Question: Find the mean of the following frequency distribution by the step deviation method: - Take assumed...

Question

Find the mean of the following frequency distribution by the step deviation method: -
Take assumed mean A = 18.

Class Interval	1 – 5	6 – 10	11 – 15	16 – 20	21 – 25	26 – 30	31 – 35
Frequency	4	12	7	10	5	6	2

Answer 1

Solution

Draw a frequency distribution table containing six columns. In the first column enter the class intervals, in the second column enter the mid values $\left( {{x}_{i}} \right)$ of each class interval by taking the average of the upper and lower limit, in the third column mention the frequency ${{f}_{i}}$ . Now, in the fourth column we have to calculate the deviation ${{d}_{i}}={{x}_{i}}-A$ , where A is the assumed mean, for each case, in the fifth column we have to calculate ${{\mu }_{i}}=\dfrac{{{d}_{i}}}{h}$ , where h is the class width calculated by taking the difference of higher limit or lower limit of two consecutive class intervals, in the last column calculate the value of ${{f}_{i}}{{\mu }_{i}}$ . Finally use the formula of mean by the step deviation method given as $\overline{x}=A+\dfrac{h\times \sum{{{f}_{i}}{{\mu }_{i}}}}{\sum{{{f}_{i}}}}$ to get the answer.

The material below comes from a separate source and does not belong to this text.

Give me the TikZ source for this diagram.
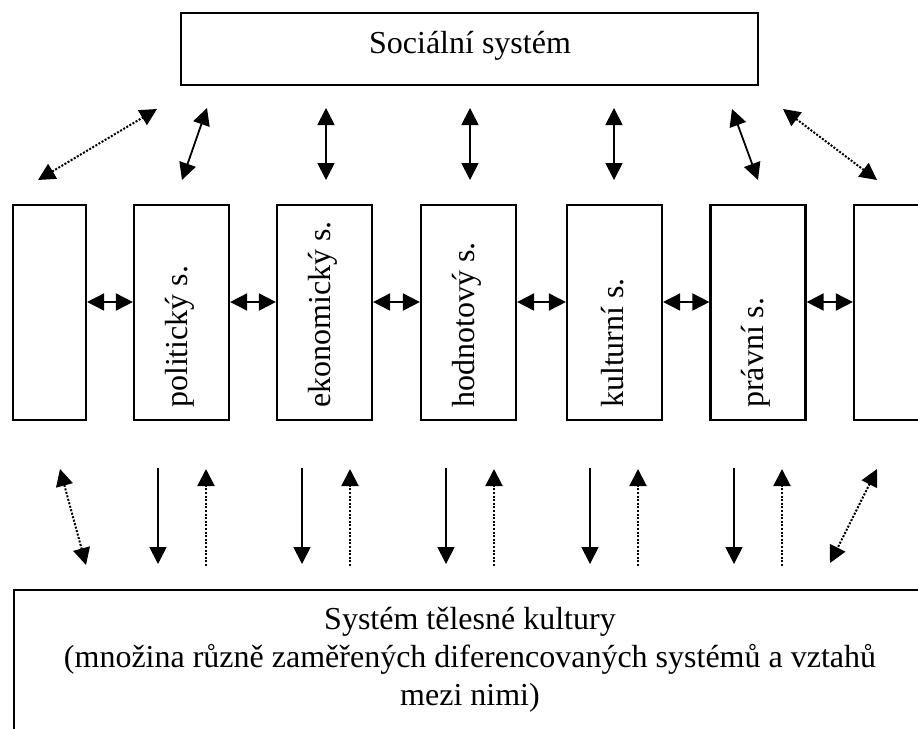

Complete step by step answer:
Here we have been provided with the frequency distribution table and we are asked to find the mean using the step deviation method. Let us see the steps involved to find the mean.

Class Interval	1 – 5	6 – 10	11 – 15	16 – 20	21 – 25	26 – 30	31 – 35
Frequency	4	12	7	10	5	6	2

Now, in the step deviation method we draw a frequency distribution table containing six columns. In the first column we enter the class intervals, in the second column the mid values $\left( {{x}_{i}} \right)$ of each class interval by taking the average of the upper and lower limit is calculated, in the third column we mention the frequency ${{f}_{i}}$ . In the fourth column we have to calculate the deviation ${{d}_{i}}={{x}_{i}}-A$ , where A is the assumed mean, for each case, in the fifth column we have to calculate ${{\mu }_{i}}=\dfrac{{{d}_{i}}}{h}$ , where h is the class width calculated by taking the difference of higher limits or lower limits of two consecutive class intervals, in the last column calculate the value of ${{f}_{i}}{{\mu }_{i}}$ .
Clearly we can see that the provided assumed mean is A = 18 and the difference between either the lower class limits or the upper class limits of any two consecutive class intervals is 5, so we have h = 5. Let us create a table containing the following values.

Class Interval	Mid values $\left( {{x}_{i}} \right)$	Frequency $\left( {{f}_{i}} \right)$	Deviation $\left( {{d}_{i}}={{x}_{i}}-A \right)$	${{\mu }_{i}}=\dfrac{{{d}_{i}}}{h}$	${{f}_{i}}{{\mu }_{i}}$
1 – 5	3	4	3 – 18 = -15	-3	-12
6 – 10	8	12	8 – 18 = -10	-2	-24
11 – 15	13	7	13 – 18 = -5	-1	-7
16 – 20	18	10	18 – 18 = 0	0	0
21 – 25	23	5	23 – 18 = 5	1	5
26 – 30	28	6	28 – 18 = 10	2	12
31 – 35	33	2	33 – 18 = 15	3	6

Now, the mean according to the step deviation method is given by the formula $\overline{x}=A+\dfrac{h\times \sum{{{f}_{i}}{{\mu }_{i}}}}{\sum{{{f}_{i}}}}$ , so substituting the values using the table we get,
$\begin{aligned} & \Rightarrow \overline{x}=18+\dfrac{5\times \left( \left( -12 \right)+\left( -24 \right)+\left( -7 \right)+0+5+12+6 \right)}{\left( 4+12+7+10+5+6+2 \right)} \\\ & \Rightarrow \overline{x}=18-\dfrac{100}{46} \\\ & \Rightarrow \overline{x}=18-2.174 \\\ & \therefore \overline{x}=15.826 \\\ \end{aligned}$
Hence, the mean of the given data is 15.826.

Note: Note that we have different methods for calculating the mean of grouped data like: - the assumed mean method, direct method, step deviation method. We have to remember the steps of all these methods as any of the mentioned methods can be asked to use to get the mean. Remember all the basic terms used in the above solution.